Two weeks ago, a Facebook post initiated by a US-based Kenyan civil society group asked for funds to file a lawsuit compelling the Independent Electoral and Boundaries Commission (IEBC) to register Kenyans living abroad ahead of the August elections.
Even though the IEBC had indicated it would start the registration from February 1, Mr David Ogega, president of Association of Kenyan Diaspora Organisations was not convinced. Speaking to the Nation soon after the launch of court initiative, Mr Ogega said the IEBC was known for shifting goalposts on diaspora voting issues.
“We must not allow the government to disenfranchise us again this time like they did in the 2013 elections. The Kenya Constitution explicitly grants universal suffrage to all eligible Kenyans, including in the diaspora, to vote. We must demand that the IEBC moves immediately to register the diaspora as voters just as it is happening at home,” Mr Ogega said.
While Mr Ogega’s team was preparing to go to court, a meeting organised by the Kenya Diaspora Alliance (KDA) was taking place in Nairobi. It included representatives of the IEBC, the Foreign Affairs ministry and key political players. In the end, it was clear the registration would not start as scheduled but would be considered at an undisclosed date next month.
On Saturday, the commission said it will begin preparations for diaspora voter registration from February 20.

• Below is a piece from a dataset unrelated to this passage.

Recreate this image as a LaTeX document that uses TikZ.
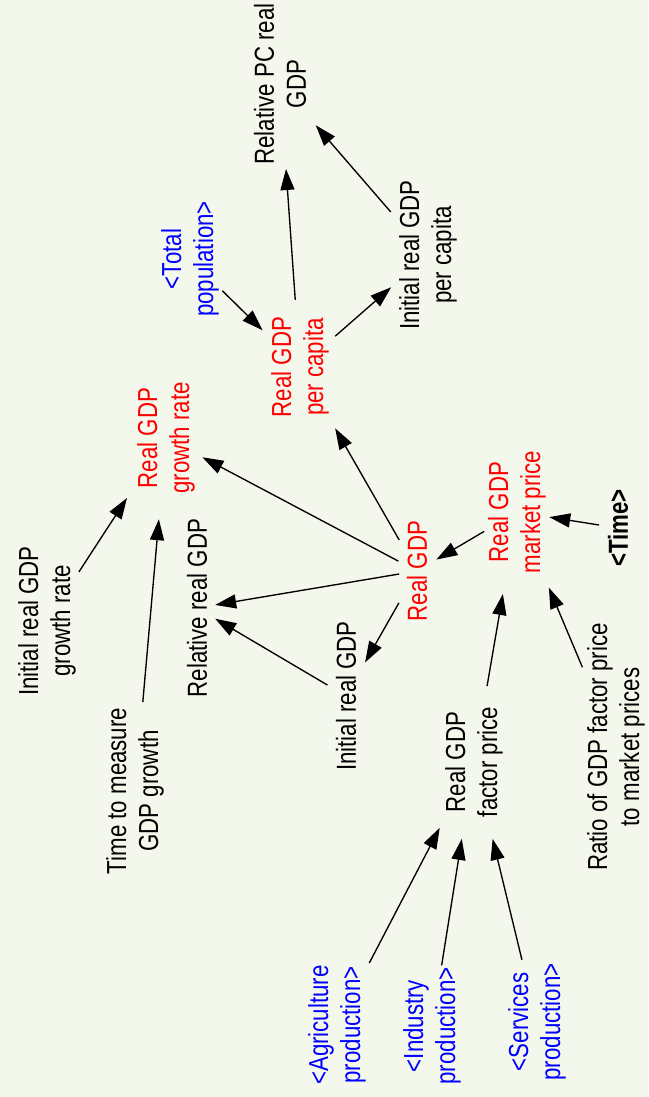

“We are beginning training for staff who will undertake registration on February 20. We will use our staff to conduct the registration,” said IEBC communications manager Andrew Limo.
Mr Limo said that the registration will start in March and that the actual date will be announced next week after consultation with political parties and other stakeholders.
Dr Shem Ochuodho, the KDA global chairman told the Nation that his group had convened the meeting to discuss with the new commissioners matters of diaspora participation in the General Election.
“The main issues for consultation include challenges to diaspora participation, policy guidelines, and logistical arrangements for registration. This meeting was also held to let key stakeholders know that they need to take the whole issue of the Diaspora vote seriously,” said Dr Ochuodho.
The two initiatives are meant to put pressure on the IEBC and the government to facilitate the registration.
Debate rages on whether investing in the diaspora vote won’t be throwing away good money after bad. This is because diaspora is spread across many countries, there seem to be no accurate data in terms of mapping to enable the IEBC to make an informed decision. Kenyans living abroad, some illegally, have also been wary of providing their personal details.